Without intent, I have collected well over 1,000 beer bottles since the early 70s. When something finally had to be done about the cheap paneling in this old modular, I had a choice. Tear down the walls while, oh, so carefully, replacing the often rotted 1X3s. Or: cover them with… The Bottle Collection.

Written by Ken Carman

This was one of my first beers and, to be honest, I drank it for the booze. Someone bought it for me when I lived near NYC. I’m guessing you know the rest of the story.

I didn’t like it at the time, and I’m lucky to have developed a palate for beer after that because most beer was of this style back then.

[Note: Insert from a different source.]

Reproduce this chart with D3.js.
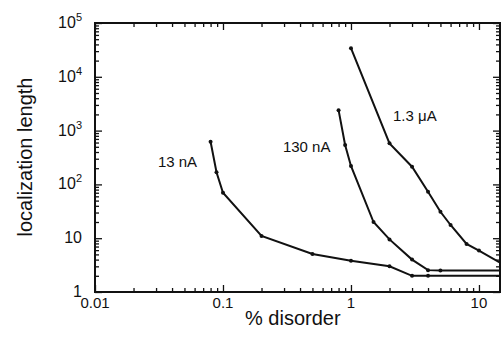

I had it after that first try, but even that was so long ago I can only give you a distant recollection: yes, it was a just a rather dry version of the usual lagers almost all the brewers in U.S. made: America Lager. Not grainy in any sense, rocky head, urine color (sorry), hops: some, but only a tad that added to the dry sense, very well attenuated. With Rheingold it was all about the mouthfeel as far as making it different compared to Bud, Miller, Schmidts, Stroh, Piels or Schaeffer; a few of the big beers back then available near “the city…” as some insisted on calling New York City, as if it were the only city in the world.

Rheingold was introduced in 1883 and at one time held 35% of New York State’s beer market. This was a time when regional brands were king, and few breweries had been swallowed by the Miller/AB (now InBev) monoliths. It was claimed Rheingold was the working man’s beer, in the most manual labor definition of “working man,” and I have little doubt that’s true. I was working at a cemetery in Nyack, NY when I first had it and the guy who bought it for me I seem to remember had just been let out of Sing Sing after a long sentence for murder.

If you that means it was not a “nice” place to work: correcto mundo!

The company shut down a shortly before the twin towers were built where old radio row used to be. One wonders if in part of collapse there were a few old collectable cans found, put there by thirsty construction workers. It really did have that kind of audience as a beer. The same construction workers who did those infamous whistles at women walking by probably also voted for who would be the Rheingold woman every year.

Taste-wise, other than the dry sense, probably more name recognition and advertising than the actual product: though I do remember the dry sense being pretty intense, at least compared to other beers from that era.